Extract all lines in the data that contain the word "matplotlib".

........

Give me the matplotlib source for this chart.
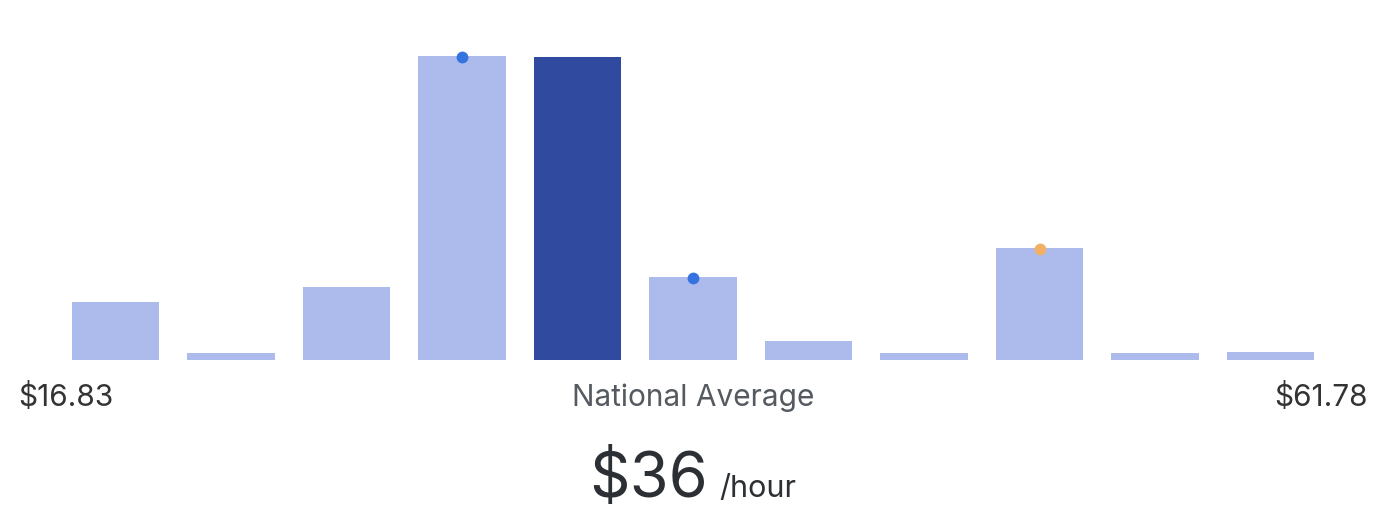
import numpy as np
import matplotlib
matplotlib.use("Agg")
import matplotlib.pyplot as plt

plt.rcParams['font.family'] = ['Inter', 'DejaVu Sans']

# bar heights (relative share of workers per pay bucket)
heights = [58, 7, 73, 304, 303, 83, 19, 7, 112, 7, 8]
highlight_idx = 4
dot_blue_idx = [3, 5]
dot_orange_idx = [8]
low_label = "$16.83"
high_label = "$61.78"
mid_label = "National Average"
avg_value = "$36"
avg_unit = "/hour"

LIGHT = "#adbbec"
DARK = "#2f4a9e"
BLUE_DOT = "#3574e0"
ORANGE_DOT = "#f2b066"

W, H = 1386, 532
fig = plt.figure(figsize=(W / 100, H / 100), dpi=100)

# axes: baseline at y=360px, top at y=56px
ax = fig.add_axes([0, (H - 360) / H, 1, 304 / H])
x = np.arange(len(heights))
colors = [DARK if i == highlight_idx else LIGHT for i in x]
ax.bar(x, heights, width=0.76, color=colors, linewidth=0)

for idx, col in [(i, BLUE_DOT) for i in dot_blue_idx] + [(i, ORANGE_DOT) for i in dot_orange_idx]:
    ax.plot(idx, heights[idx] - 1, 'o', color=col, markersize=8.5,
            markeredgewidth=0, clip_on=False, zorder=5)

ax.set_xlim(-1, 11)
ax.set_ylim(0, max(heights))
ax.axis('off')


def px(xp, yp):
    return xp / W, 1 - yp / H


fig.text(*px(18, 406), low_label, ha='left', va='baseline', fontsize=21.5, color='#333333')
fig.text(*px(693, 406), mid_label, ha='center', va='baseline', fontsize=21.5, color='#555a60')
fig.text(*px(1368, 406), high_label, ha='right', va='baseline', fontsize=21.5, color='#333333')
fig.text(*px(589, 497), avg_value, ha='left', va='baseline', fontsize=45.5, color='#2c2f33')
fig.text(*px(719, 497), avg_unit, ha='left', va='baseline', fontsize=22, color='#2c2f33')

fig.savefig("out.png", dpi=100)
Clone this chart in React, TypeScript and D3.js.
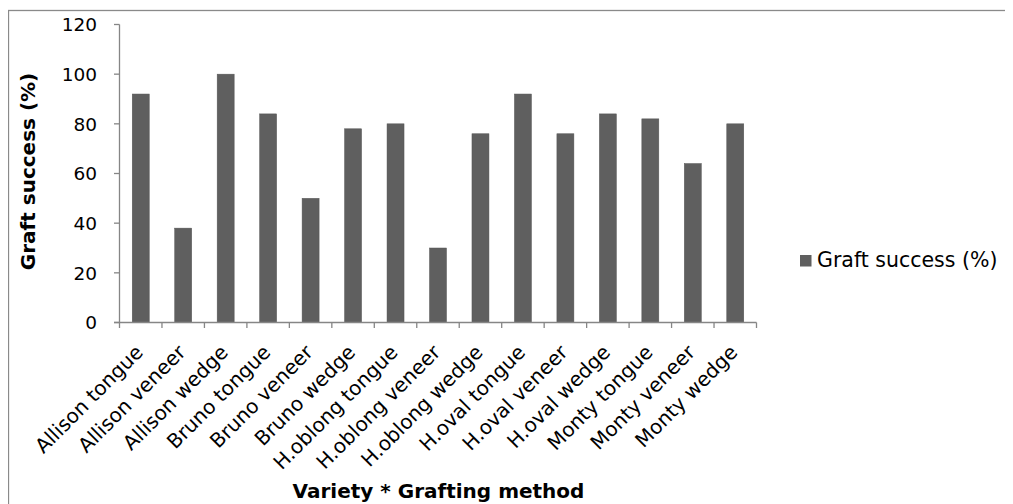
import React from "react";
import * as d3 from "d3";

const categories = [
  "Allison tongue", "Allison veneer", "Allison wedge",
  "Bruno tongue", "Bruno veneer", "Bruno wedge",
  "H.oblong tongue", "H.oblong veneer", "H.oblong wedge",
  "H.oval tongue", "H.oval veneer", "H.oval wedge",
  "Monty tongue", "Monty veneer", "Monty wedge",
];
const graftSuccess = [92, 38, 100, 84, 50, 78, 80, 30, 76, 92, 76, 84, 82, 64, 80];
const yTicks = [0, 20, 40, 60, 80, 100, 120];
const seriesName = "Graft success (%)";
const xTitle = "Variety * Grafting method";
const yTitle = "Graft success (%)";

const W = 1005;
const H = 496;
const OFF = 8; // body margin
const FONT = "'DejaVu Sans', Verdana, sans-serif";

export default function App() {
  const x0 = 119.5 - OFF, x1 = 756.5 - OFF;
  const y0 = 322.5 - OFF, y1 = 24.5 - OFF;
  const x = d3.scaleBand<string>().domain(categories).range([x0, x1]).paddingInner(0.6).paddingOuter(0.3);
  const xb = d3.scaleBand<string>().domain(categories).range([x0, x1]);
  const y = d3.scaleLinear().domain([0, 120]).range([y0, y1]);
  const axisColor = "#868686";
  const barColor = "#5f5f5f";
  return (
    <svg width={W} height={H} style={{ display: "block" }}>
      <rect x={0.5} y={2.5} width={W + 20} height={H + 20} fill="#fff" stroke="#8a8a8a" strokeWidth={1.3} />
      {/* bars */}
      {categories.map((c, i) => (
        <rect key={c} x={x(c)} y={y(graftSuccess[i])} width={x.bandwidth()} height={y0 - y(graftSuccess[i])}
          fill={barColor} stroke="#555" strokeWidth={0.5} />
      ))}
      {/* y axis */}
      <line x1={x0} x2={x0} y1={y1} y2={y0} stroke={axisColor} strokeWidth={1.3} />
      {yTicks.map((t) => (
        <g key={t}>
          <line x1={x0 - 5.5} x2={x0} y1={y(t)} y2={y(t)} stroke={axisColor} strokeWidth={1.3} />
          <text x={97 - OFF} y={y(t)} dy="0.37em" textAnchor="end" fontFamily={FONT} fontSize={18.5} fill="#000">{t}</text>
        </g>
      ))}
      {/* x axis */}
      <line x1={x0 - 5.5} x2={x1} y1={y0} y2={y0} stroke={axisColor} strokeWidth={1.3} />
      {categories.map((c) => (
        <line key={"t" + c} x1={xb(c)} x2={xb(c)} y1={y0} y2={y0 + 5.5} stroke={axisColor} strokeWidth={1.3} />
      ))}
      <line x1={x1} x2={x1} y1={y0} y2={y0 + 5.5} stroke={axisColor} strokeWidth={1.3} />
      {categories.map((c) => {
        const cx = (xb(c) as number) + xb.bandwidth() / 2 + 3.5;
        const cy = y0 + 31;
        return (
          <text key={"l" + c} transform={`translate(${cx},${cy}) rotate(-45)`} textAnchor="end"
            fontFamily={FONT} fontSize={20} fill="#000">{c}</text>
        );
      })}
      {/* axis titles */}
      <text x={438.5 - OFF} y={498 - OFF} textAnchor="middle" fontFamily={FONT} fontWeight="bold" fontSize={20} fill="#000">{xTitle}</text>
      <text transform={`translate(${35 - OFF},${171.5 - OFF}) rotate(-90)`} textAnchor="middle" fontFamily={FONT}
        fontWeight="bold" fontSize={20} fill="#000">{yTitle}</text>
      {/* legend */}
      <rect x={800 - OFF} y={255 - OFF} width={11.5} height={11.5} fill={barColor} />
      <text x={817 - OFF} y={267 - OFF} fontFamily={FONT} fontSize={20.5} fill="#000">{seriesName}</text>
    </svg>
  );
}
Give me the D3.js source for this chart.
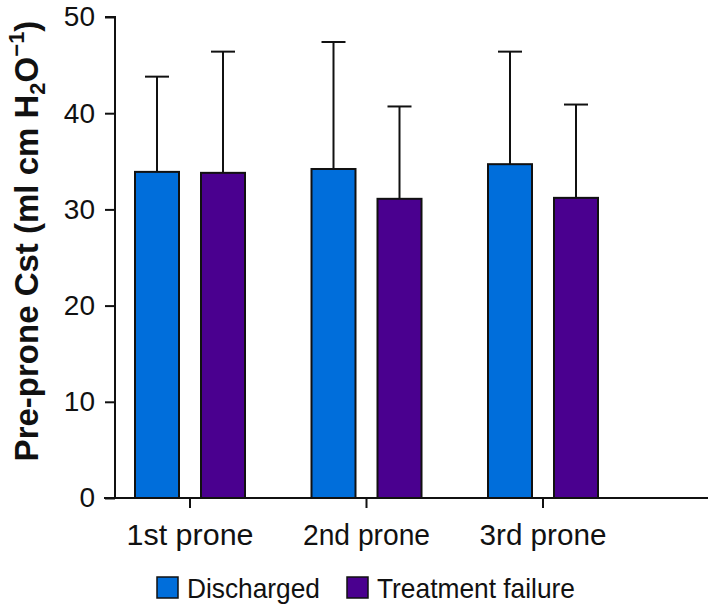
<!DOCTYPE html>
<html><head><meta charset="utf-8">
<script src="https://cdn.jsdelivr.net/npm/d3@7"></script>
<style>body{margin:0;background:#fff;} svg{display:block;font-family:"Liberation Sans",Arial,sans-serif;}</style>
</head><body>
<svg id="c" width="708" height="605"></svg>
<script>
const categories = ["1st prone", "2nd prone", "3rd prone"];
const seriesNames = ["Discharged", "Treatment failure"];
const discharged = [33.9, 34.2, 34.7];
const dischargedErr = [43.8, 47.4, 46.4];
const failure = [33.8, 31.1, 31.2];
const failureErr = [46.4, 40.7, 40.9];
const yTicks = [0, 10, 20, 30, 40, 50];
const colors = ["#006EDB", "#4A008F"];

const svg = d3.select("#c");
const y = d3.scaleLinear().domain([0, 50]).range([498, 17]);
const x = d3.scaleBand().domain(categories).range([101.75, 631.25]).paddingInner(0).paddingOuter(0);
const xs = d3.scaleBand().domain(seriesNames).range([33.25, 143.25]).paddingInner(1/3).paddingOuter(0);

const rows = [];
categories.forEach((c, i) => {
  rows.push({c, s: seriesNames[0], v: discharged[i], e: dischargedErr[i], col: colors[0]});
  rows.push({c, s: seriesNames[1], v: failure[i], e: failureErr[i], col: colors[1]});
});

const eg = svg.append("g").attr("stroke", "#111").attr("stroke-width", 2);
rows.forEach(r => {
  const cx = x(r.c) + xs(r.s) + xs.bandwidth() / 2;
  eg.append("line").attr("x1", cx).attr("x2", cx).attr("y1", y(r.v)).attr("y2", y(r.e));
  eg.append("line").attr("x1", cx - 12).attr("x2", cx + 12).attr("y1", y(r.e)).attr("y2", y(r.e));
});

svg.append("g").selectAll("rect").data(rows).join("rect")
  .attr("x", d => x(d.c) + xs(d.s))
  .attr("y", d => y(d.v))
  .attr("width", xs.bandwidth())
  .attr("height", d => y(0) - y(d.v))
  .attr("fill", d => d.col)
  .attr("stroke", "#111").attr("stroke-width", 2);

const ya = svg.append("g").attr("transform", "translate(115,0)")
  .call(d3.axisLeft(y).tickValues(yTicks).tickSize(10).tickPadding(10));
ya.selectAll("path,line").attr("stroke", "#111").attr("stroke-width", 2);
ya.select(".domain").attr("d", "M-10,17H0V498");
ya.selectAll("text").attr("font-size", 28).attr("fill", "#111").attr("font-family", "Liberation Sans, Arial, sans-serif");

const xa = svg.append("g").attr("transform", "translate(0,498)")
  .call(d3.axisBottom(x).tickSize(10).tickPadding(16));
xa.select(".domain").attr("d", "M104,0H708");
xa.selectAll("path,line").attr("stroke", "#111").attr("stroke-width", 2);
xa.selectAll("text").attr("font-size", 29).attr("fill", "#111").attr("font-family", "Liberation Sans, Arial, sans-serif")
  .attr("textLength", 127).attr("lengthAdjust", "spacingAndGlyphs");

const t = svg.append("text").attr("transform", "translate(38,241) rotate(-90)")
  .attr("text-anchor", "middle").attr("font-size", 33).attr("font-weight", "bold").attr("fill", "#111");
t.append("tspan").text("Pre-prone Cst (ml cm H");
t.append("tspan").text("2").attr("font-size", 22).attr("dy", 7);
t.append("tspan").text("O").attr("dy", -7);
t.append("tspan").text("−1").attr("font-size", 22).attr("dy", -14);
t.append("tspan").text(")").attr("dy", 14);

const lg = svg.append("g");
const legendX = [157, 347];
const legendLen = [133, 198];
seriesNames.forEach((s, i) => {
  lg.append("rect").attr("x", legendX[i]).attr("y", 577).attr("width", 21).attr("height", 21)
    .attr("fill", colors[i]).attr("stroke", "#111").attr("stroke-width", 1.5);
  lg.append("text").attr("x", legendX[i] + 30).attr("y", 598).attr("font-size", 28).attr("fill", "#111")
    .attr("textLength", legendLen[i]).attr("lengthAdjust", "spacingAndGlyphs").text(s);
});
</script>
</body></html>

........

> [COMPLETED TASK]
Give me the matplotlib source for this chart.
import matplotlib
matplotlib.use("Agg")
import matplotlib.pyplot as plt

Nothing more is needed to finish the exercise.